### GIVEN EXERCISE
Omit the pictures and print exactly the lines of the listing below, starting at the first and ending at the line containing "2.14, 1.97, 1.75]".

### INFORMATION PROVIDED
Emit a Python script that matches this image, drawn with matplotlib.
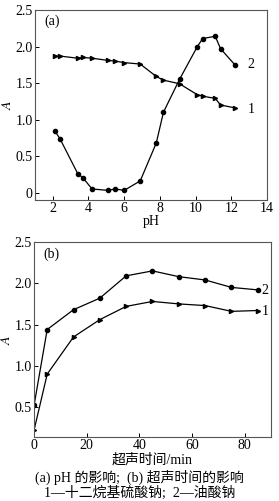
import matplotlib
matplotlib.use('Agg')
import matplotlib.pyplot as plt

plt.rcParams['font.family'] = ['Liberation Serif', 'Noto Sans CJK SC']
plt.rcParams['font.size'] = 10
plt.rcParams['mathtext.fontset'] = 'stix'
plt.rcParams['xtick.direction'] = 'in'
plt.rcParams['ytick.direction'] = 'in'

# (a) effect of pH
ph = [2.1, 2.4, 3.4, 3.7, 4.2, 5.1, 5.5, 6.0, 6.9, 7.8, 8.2, 9.1, 10.1, 10.4, 11.1, 11.4, 12.2]
a_sds = [1.87, 1.87, 1.84, 1.85, 1.84, 1.81, 1.80, 1.78, 1.76, 1.59, 1.54, 1.49, 1.34, 1.32, 1.29, 1.20, 1.16]
a_oleate = [0.85, 0.74, 0.26, 0.20, 0.05, 0.03, 0.05, 0.03, 0.16, 0.68, 1.10, 1.55, 2.00, 2.11, 2.14, 1.97, 1.75]

# (b) effect of ultrasonic time
t = [0, 5, 15, 25, 35, 45, 55, 65, 75, 85]
b_sds = [0.22, 0.90, 1.35, 1.56, 1.72, 1.78, 1.75, 1.73, 1.66, 1.67]
b_oleate = [0.52, 1.44, 1.68, 1.82, 2.09, 2.15, 2.08, 2.04, 1.95, 1.92]

fig = plt.figure(figsize=(2.79, 5.01), dpi=100)
ax1 = fig.add_axes([0.125, 0.601, 0.832, 0.379])
ax2 = fig.add_axes([0.122, 0.128, 0.849, 0.389])

for ax in (ax1, ax2):
    for s in ax.spines.values():
        s.set_color('#555555')
        s.set_linewidth(0.8)
    ax.tick_params(length=3, width=0.7, pad=1.5)

ax1.plot(ph, a_sds, '-', color='black', lw=0.9, marker='>', ms=3)
ax1.plot(ph, a_oleate, '-', color='black', lw=0.9, marker='o', ms=3)
ax1.set_xlim(1, 14)
ax1.set_ylim(-0.1, 2.5)
ax1.set_xticks([2, 4, 6, 8, 10, 12, 14])
ax1.set_yticks([0, 0.5, 1.0, 1.5, 2.0, 2.5])
ax1.set_yticklabels(['0', '0.5', '1.0', '1.5', '2.0', '2.5'])
ax1.set_xlabel('pH', labelpad=0)
ax1.set_ylabel('$A$', labelpad=1)
ax1.text(0.04, 0.92, '(a)', transform=ax1.transAxes)
ax1.text(12.9, 1.75, '2', va='center')
ax1.text(12.9, 1.14, '1', va='center')

ax2.plot(t, b_sds, '-', color='black', lw=0.9, marker='>', ms=3)
ax2.plot(t, b_oleate, '-', color='black', lw=0.9, marker='o', ms=3)
ax2.set_xlim(0, 90)
ax2.set_ylim(0.14, 2.5)
ax2.set_xticks([0, 20, 40, 60, 80])
ax2.set_yticks([0.5, 1.0, 1.5, 2.0, 2.5])
ax2.set_xlabel('超声时间/min', labelpad=1)
ax2.set_ylabel('$A$', labelpad=1)
ax2.text(0.04, 0.92, '(b)', transform=ax2.transAxes)
ax2.text(86.5, 1.91, '2', va='center')
ax2.text(86.5, 1.66, '1', va='center')

fig.text(0.5, 0.048, '(a) pH 的影响;  (b) 超声时间的影响', ha='center', va='center')
fig.text(0.5, 0.016, '1—十二烷基硫酸钠;  2—油酸钠', ha='center', va='center')

fig.savefig('out.png', dpi=100)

### ANSWER FOR THE TASK
Emit a Python script that matches this image, drawn with matplotlib.
import matplotlib
matplotlib.use('Agg')
import matplotlib.pyplot as plt

plt.rcParams['font.family'] = ['Liberation Serif', 'Noto Sans CJK SC']
plt.rcParams['font.size'] = 10
plt.rcParams['mathtext.fontset'] = 'stix'
plt.rcParams['xtick.direction'] = 'in'
plt.rcParams['ytick.direction'] = 'in'

# (a) effect of pH
ph = [2.1, 2.4, 3.4, 3.7, 4.2, 5.1, 5.5, 6.0, 6.9, 7.8, 8.2, 9.1, 10.1, 10.4, 11.1, 11.4, 12.2]
a_sds = [1.87, 1.87, 1.84, 1.85, 1.84, 1.81, 1.80, 1.78, 1.76, 1.59, 1.54, 1.49, 1.34, 1.32, 1.29, 1.20, 1.16]
a_oleate = [0.85, 0.74, 0.26, 0.20, 0.05, 0.03, 0.05, 0.03, 0.16, 0.68, 1.10, 1.55, 2.00, 2.11, 2.14, 1.97, 1.75]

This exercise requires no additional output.